The Ambassador’s use of social media makes her stand out in Thailand. Almost 30,000 Thai receive her personal tweets; retransmission by the embassy’s Twitter feed extends her immediate reach by another 40,000. She also has a Facebook page and a blog. To accommodate the Thai preference for broadcast rather than print news and opinion, the Ambassador posts video commentary on YouTube for the local television channels to pick up. Although the terseness required by Twitter has on occasion generated some public misunderstanding, the Ambassador’s skillful management of her public persona is a huge asset to the mission.

Seriously, it’s not often that we get to see a review like this.

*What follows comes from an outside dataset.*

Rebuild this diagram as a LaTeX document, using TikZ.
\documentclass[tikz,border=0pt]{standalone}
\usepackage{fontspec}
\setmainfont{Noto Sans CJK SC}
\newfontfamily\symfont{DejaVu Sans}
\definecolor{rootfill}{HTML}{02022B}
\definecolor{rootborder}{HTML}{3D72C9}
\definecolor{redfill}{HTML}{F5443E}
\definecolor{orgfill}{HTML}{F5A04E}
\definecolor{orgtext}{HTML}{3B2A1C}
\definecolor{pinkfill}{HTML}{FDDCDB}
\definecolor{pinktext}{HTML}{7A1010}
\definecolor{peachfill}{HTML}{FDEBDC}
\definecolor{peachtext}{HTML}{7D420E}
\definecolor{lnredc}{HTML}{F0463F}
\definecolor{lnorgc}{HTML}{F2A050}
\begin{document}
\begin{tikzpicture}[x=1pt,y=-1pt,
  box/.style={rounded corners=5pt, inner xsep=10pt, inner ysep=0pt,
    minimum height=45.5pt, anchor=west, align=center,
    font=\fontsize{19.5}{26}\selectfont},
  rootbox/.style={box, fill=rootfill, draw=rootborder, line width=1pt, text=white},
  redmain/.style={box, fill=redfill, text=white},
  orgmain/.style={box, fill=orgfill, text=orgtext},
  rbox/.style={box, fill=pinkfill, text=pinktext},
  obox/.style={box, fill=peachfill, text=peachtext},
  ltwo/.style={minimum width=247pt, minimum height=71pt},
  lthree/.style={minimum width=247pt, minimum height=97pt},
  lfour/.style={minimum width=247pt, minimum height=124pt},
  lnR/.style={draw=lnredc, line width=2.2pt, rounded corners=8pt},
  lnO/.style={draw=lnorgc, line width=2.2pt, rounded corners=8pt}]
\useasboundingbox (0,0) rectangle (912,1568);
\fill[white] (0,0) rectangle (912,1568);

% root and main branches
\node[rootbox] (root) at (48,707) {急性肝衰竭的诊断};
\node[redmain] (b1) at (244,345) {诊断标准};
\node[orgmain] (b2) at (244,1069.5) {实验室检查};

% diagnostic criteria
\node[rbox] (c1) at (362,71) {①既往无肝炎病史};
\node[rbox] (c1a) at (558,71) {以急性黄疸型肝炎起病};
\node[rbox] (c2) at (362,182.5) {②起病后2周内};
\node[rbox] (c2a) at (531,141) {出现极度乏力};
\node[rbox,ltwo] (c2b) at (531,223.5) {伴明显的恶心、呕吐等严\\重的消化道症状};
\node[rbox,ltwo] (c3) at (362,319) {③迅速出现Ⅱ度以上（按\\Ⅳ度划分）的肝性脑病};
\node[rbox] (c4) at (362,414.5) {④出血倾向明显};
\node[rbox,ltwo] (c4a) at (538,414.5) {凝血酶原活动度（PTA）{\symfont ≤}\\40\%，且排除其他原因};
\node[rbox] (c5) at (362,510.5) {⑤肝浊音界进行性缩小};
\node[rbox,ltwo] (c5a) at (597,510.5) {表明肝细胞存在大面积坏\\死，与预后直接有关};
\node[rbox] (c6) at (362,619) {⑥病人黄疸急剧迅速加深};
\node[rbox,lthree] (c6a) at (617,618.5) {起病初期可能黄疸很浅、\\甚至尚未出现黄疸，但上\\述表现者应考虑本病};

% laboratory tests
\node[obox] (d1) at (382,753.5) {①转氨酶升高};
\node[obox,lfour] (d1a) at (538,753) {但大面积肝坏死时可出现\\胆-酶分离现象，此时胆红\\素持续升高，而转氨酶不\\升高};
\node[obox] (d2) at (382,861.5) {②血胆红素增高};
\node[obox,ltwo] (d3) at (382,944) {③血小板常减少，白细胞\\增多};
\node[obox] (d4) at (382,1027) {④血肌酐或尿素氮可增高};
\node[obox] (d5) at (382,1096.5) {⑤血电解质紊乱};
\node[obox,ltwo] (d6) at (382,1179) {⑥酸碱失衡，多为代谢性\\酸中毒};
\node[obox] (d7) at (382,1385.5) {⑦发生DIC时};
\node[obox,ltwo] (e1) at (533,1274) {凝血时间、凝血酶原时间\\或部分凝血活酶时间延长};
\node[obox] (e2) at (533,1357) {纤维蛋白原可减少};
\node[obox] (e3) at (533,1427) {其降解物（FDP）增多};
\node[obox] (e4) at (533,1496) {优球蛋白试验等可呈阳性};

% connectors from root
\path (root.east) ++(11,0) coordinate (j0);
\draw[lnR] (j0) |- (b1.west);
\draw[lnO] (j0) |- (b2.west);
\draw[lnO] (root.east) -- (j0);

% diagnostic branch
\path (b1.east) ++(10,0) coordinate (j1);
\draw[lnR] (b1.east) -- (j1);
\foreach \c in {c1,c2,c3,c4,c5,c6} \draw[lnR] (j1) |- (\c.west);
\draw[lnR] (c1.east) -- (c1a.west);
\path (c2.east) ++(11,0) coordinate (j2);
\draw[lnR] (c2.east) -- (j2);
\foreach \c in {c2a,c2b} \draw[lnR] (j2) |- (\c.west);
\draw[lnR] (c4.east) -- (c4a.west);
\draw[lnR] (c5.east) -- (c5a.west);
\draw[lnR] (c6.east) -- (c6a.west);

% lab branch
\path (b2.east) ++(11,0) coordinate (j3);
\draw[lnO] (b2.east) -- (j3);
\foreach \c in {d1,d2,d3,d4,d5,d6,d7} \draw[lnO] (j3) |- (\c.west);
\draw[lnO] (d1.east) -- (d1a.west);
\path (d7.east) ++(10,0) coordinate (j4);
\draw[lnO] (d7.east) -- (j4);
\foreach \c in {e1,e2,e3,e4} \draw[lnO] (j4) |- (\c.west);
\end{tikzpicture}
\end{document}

The only other item that strikes us in this report is apparently, ELOs in the consular section are working considerable amounts of overtime, but are not claiming compensation. The CFR team reportedly heard anecdotal evidence that the officers were working on average several hours of overtime per week. The OIG recommended that “Embassy Bangkok should implement a plan so that entry-level officers in the consular section seek approval and claim compensation for the hours of overtime they work.”

Sometimes, the boss person at Consular Sections are known to frown … um, discourage entry level officers from claiming overtime pay.  So newbies don’t even attempt to file claims.  We hope that’s not the case here and those folks get paid for all work that are more than eight hours per day or 40 hours per week. Read the 2012 AFSA Guidance on Overtime and Comp Time for FS Specialists and FS Untenured Generalists Serving Overseas.

Domani Spero

Related item:

-06/30/12   Compliance Followup Review of Embassy Bangkok and Consulate General Chiang Mai, Thailand (ISP-C-12-33A) [914 Kb]  Posted Online by State/OIG on July 24, 2012

Advertisements

2 responses

  1. Good to see such an improvement over 2010! The raves about morale and leadership are a little hard to figure out, though. Maybe folks there are simply raving? Seriously, while things could be much worse, this report suggests that OIG is limited in its ability to get candid input when it comes to atmospherics. Being effective is not the same as playing well with others…

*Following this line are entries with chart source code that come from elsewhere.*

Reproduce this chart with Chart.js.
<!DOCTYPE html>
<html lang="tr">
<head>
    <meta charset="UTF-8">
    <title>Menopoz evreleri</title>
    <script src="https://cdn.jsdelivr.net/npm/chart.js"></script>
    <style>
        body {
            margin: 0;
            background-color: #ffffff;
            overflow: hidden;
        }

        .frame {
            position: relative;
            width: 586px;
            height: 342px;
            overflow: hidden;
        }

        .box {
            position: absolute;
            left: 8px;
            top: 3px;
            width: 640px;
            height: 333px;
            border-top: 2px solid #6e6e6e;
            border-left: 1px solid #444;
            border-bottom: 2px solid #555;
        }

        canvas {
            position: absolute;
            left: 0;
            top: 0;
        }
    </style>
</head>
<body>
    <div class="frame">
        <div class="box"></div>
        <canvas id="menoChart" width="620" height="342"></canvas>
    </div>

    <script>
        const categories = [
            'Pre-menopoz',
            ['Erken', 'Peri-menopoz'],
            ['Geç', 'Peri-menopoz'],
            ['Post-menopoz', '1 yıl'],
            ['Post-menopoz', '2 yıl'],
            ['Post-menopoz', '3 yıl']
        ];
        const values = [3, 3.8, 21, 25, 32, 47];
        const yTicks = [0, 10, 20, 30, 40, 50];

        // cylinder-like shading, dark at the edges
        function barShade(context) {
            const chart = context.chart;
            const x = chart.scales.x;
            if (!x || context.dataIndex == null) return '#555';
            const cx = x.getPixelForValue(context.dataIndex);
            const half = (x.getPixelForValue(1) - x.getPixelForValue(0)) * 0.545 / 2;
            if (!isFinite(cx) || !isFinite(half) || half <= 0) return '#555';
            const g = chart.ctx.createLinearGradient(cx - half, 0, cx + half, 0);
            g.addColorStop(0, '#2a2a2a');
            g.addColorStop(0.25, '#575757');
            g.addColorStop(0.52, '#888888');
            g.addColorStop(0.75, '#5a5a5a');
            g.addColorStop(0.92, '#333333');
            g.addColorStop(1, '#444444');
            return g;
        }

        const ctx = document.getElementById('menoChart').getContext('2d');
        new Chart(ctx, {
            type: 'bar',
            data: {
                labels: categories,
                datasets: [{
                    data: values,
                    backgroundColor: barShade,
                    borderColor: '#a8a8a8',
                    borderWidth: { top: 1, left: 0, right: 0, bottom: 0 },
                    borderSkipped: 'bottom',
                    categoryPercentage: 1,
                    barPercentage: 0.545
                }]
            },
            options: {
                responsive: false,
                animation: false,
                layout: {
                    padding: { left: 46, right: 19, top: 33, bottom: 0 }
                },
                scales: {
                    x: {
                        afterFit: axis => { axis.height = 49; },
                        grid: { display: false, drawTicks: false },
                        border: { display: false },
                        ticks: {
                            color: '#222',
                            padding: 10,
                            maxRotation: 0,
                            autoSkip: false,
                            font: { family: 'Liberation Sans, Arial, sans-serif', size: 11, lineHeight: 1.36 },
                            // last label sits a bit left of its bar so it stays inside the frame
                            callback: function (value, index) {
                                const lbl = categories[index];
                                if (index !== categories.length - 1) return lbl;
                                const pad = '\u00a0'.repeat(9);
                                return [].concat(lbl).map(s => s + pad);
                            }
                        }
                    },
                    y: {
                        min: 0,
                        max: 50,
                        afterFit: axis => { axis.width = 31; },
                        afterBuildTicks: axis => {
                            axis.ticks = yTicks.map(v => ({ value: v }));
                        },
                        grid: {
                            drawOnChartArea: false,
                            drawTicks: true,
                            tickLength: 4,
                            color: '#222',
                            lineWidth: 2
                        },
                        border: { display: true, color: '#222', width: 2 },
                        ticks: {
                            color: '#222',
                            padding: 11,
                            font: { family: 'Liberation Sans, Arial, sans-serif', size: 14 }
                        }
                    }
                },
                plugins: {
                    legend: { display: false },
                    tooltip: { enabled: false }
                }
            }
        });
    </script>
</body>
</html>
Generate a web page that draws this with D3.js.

    • I’ve seen the 2010 report and it was not glowing. Been reading a lot of these reports and noticed that the leadership portion is often uneven with some reports going on and on about how great it is, and in some cases, you get just a paragraph.

      And I still would like to know the composition of the inspection team listed for clarity. For some reason, the OIG continues to redact the names of the OIG inspection teams from all reports.